begin Recorded information
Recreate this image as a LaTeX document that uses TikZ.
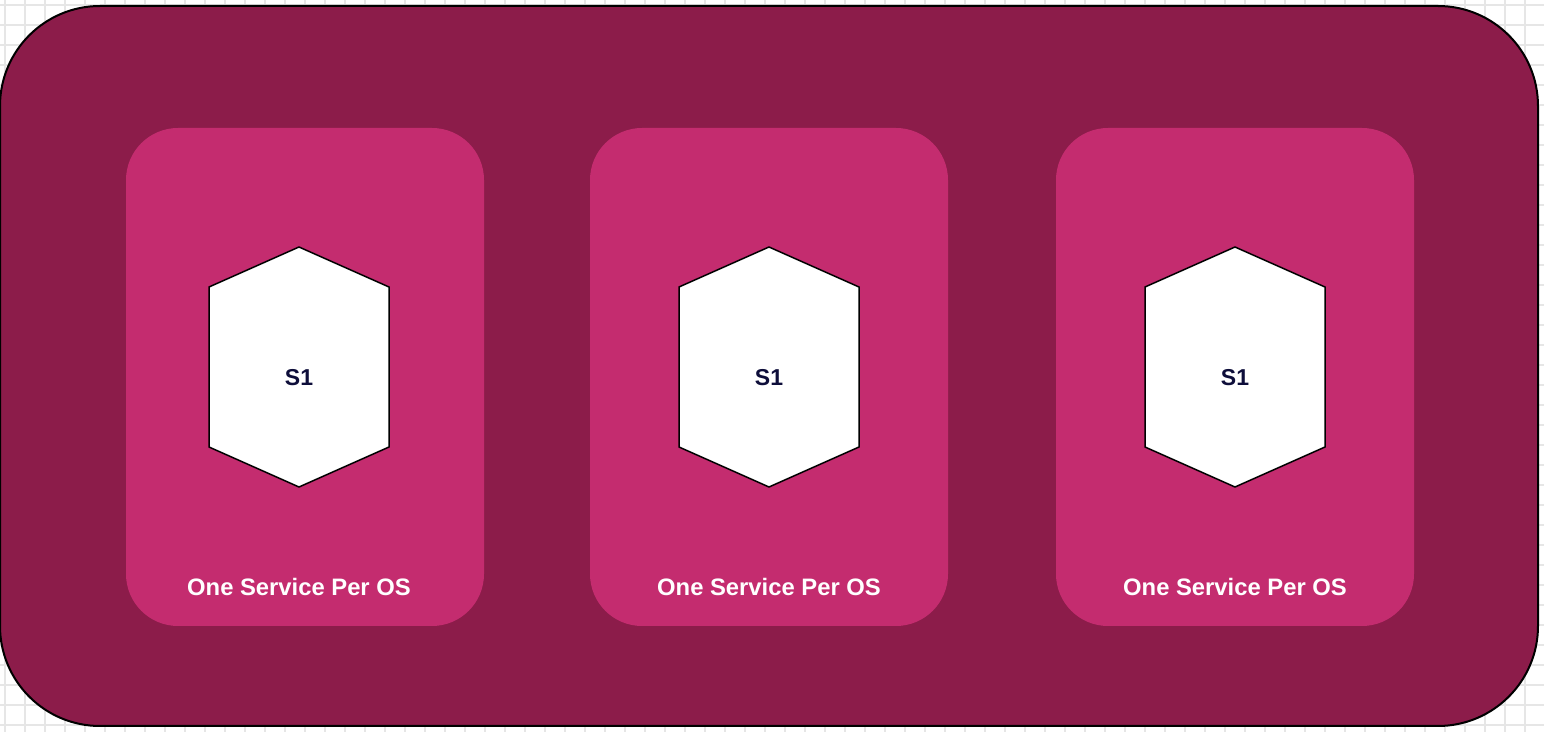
\documentclass[tikz,border=0pt]{standalone}
\usepackage{fontspec}
\setmainfont{Liberation Sans}
\definecolor{outerc}{HTML}{8C1C4A}
\definecolor{innerc}{HTML}{C42C6F}
\definecolor{gridc}{HTML}{E6E6E6}
\definecolor{navy}{HTML}{0E0E3A}
\begin{document}
\begin{tikzpicture}[x=0.5pt,y=-0.5pt,
  outerbox/.style={draw=black,line width=1pt,fill=outerc,rounded corners=50pt},
  innerbox/.style={fill=innerc,rounded corners=26pt},
  hexa/.style={draw=black,line width=0.75pt,fill=white},
  gridline/.style={gridc,line width=0.6pt},
  caplabel/.style={text=white,font=\bfseries\fontsize{11.9}{14}\selectfont},
  slabel/.style={text=navy,font=\bfseries\fontsize{11.5}{14}\selectfont}]
\useasboundingbox (0,0) rectangle (1544,732);
\fill[white] (0,0) rectangle (1544,732);
\foreach \gx in {5,25,...,1544}{\draw[gridline] (\gx,0) -- (\gx,732);}
\foreach \gy in {5,25,...,732}{\draw[gridline] (0,\gy) -- (1544,\gy);}
\draw[outerbox] (0,6) rectangle (1538,726);
\foreach \i/\cx/\bx in {1/299/305,2/769/769,3/1235/1235}{
  \fill[innerbox] (\bx-179,128) rectangle (\bx+179,626);
  \coordinate (h\i t) at (\cx,247);
  \coordinate (h\i tr) at (\cx+90,287);
  \coordinate (h\i br) at (\cx+90,447);
  \coordinate (h\i b) at (\cx,487);
  \coordinate (h\i bl) at (\cx-90,447);
  \coordinate (h\i tl) at (\cx-90,287);
  \draw[hexa] (h\i t) -- (h\i tr) -- (h\i br) -- (h\i b) -- (h\i bl) -- (h\i tl) -- cycle;
  \node[slabel] (s\i) at (\cx,378) {S1};
  \node[caplabel] (c\i) at (\cx,587) {One Service Per OS};
}
\end{tikzpicture}
\end{document}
end Recorded information
▶ **What you should do**
Leave out the pictures and reproduce the rest of the listing exactly.

▶ **Exercise solution**
Recreate this image as a LaTeX document that uses TikZ.
\documentclass[tikz,border=0pt]{standalone}
\usepackage{fontspec}
\setmainfont{Liberation Sans}
\definecolor{outerc}{HTML}{8C1C4A}
\definecolor{innerc}{HTML}{C42C6F}
\definecolor{gridc}{HTML}{E6E6E6}
\definecolor{navy}{HTML}{0E0E3A}
\begin{document}
\begin{tikzpicture}[x=0.5pt,y=-0.5pt,
  outerbox/.style={draw=black,line width=1pt,fill=outerc,rounded corners=50pt},
  innerbox/.style={fill=innerc,rounded corners=26pt},
  hexa/.style={draw=black,line width=0.75pt,fill=white},
  gridline/.style={gridc,line width=0.6pt},
  caplabel/.style={text=white,font=\bfseries\fontsize{11.9}{14}\selectfont},
  slabel/.style={text=navy,font=\bfseries\fontsize{11.5}{14}\selectfont}]
\useasboundingbox (0,0) rectangle (1544,732);
\fill[white] (0,0) rectangle (1544,732);
\foreach \gx in {5,25,...,1544}{\draw[gridline] (\gx,0) -- (\gx,732);}
\foreach \gy in {5,25,...,732}{\draw[gridline] (0,\gy) -- (1544,\gy);}
\draw[outerbox] (0,6) rectangle (1538,726);
\foreach \i/\cx/\bx in {1/299/305,2/769/769,3/1235/1235}{
  \fill[innerbox] (\bx-179,128) rectangle (\bx+179,626);
  \coordinate (h\i t) at (\cx,247);
  \coordinate (h\i tr) at (\cx+90,287);
  \coordinate (h\i br) at (\cx+90,447);
  \coordinate (h\i b) at (\cx,487);
  \coordinate (h\i bl) at (\cx-90,447);
  \coordinate (h\i tl) at (\cx-90,287);
  \draw[hexa] (h\i t) -- (h\i tr) -- (h\i br) -- (h\i b) -- (h\i bl) -- (h\i tl) -- cycle;
  \node[slabel] (s\i) at (\cx,378) {S1};
  \node[caplabel] (c\i) at (\cx,587) {One Service Per OS};
}
\end{tikzpicture}
\end{document}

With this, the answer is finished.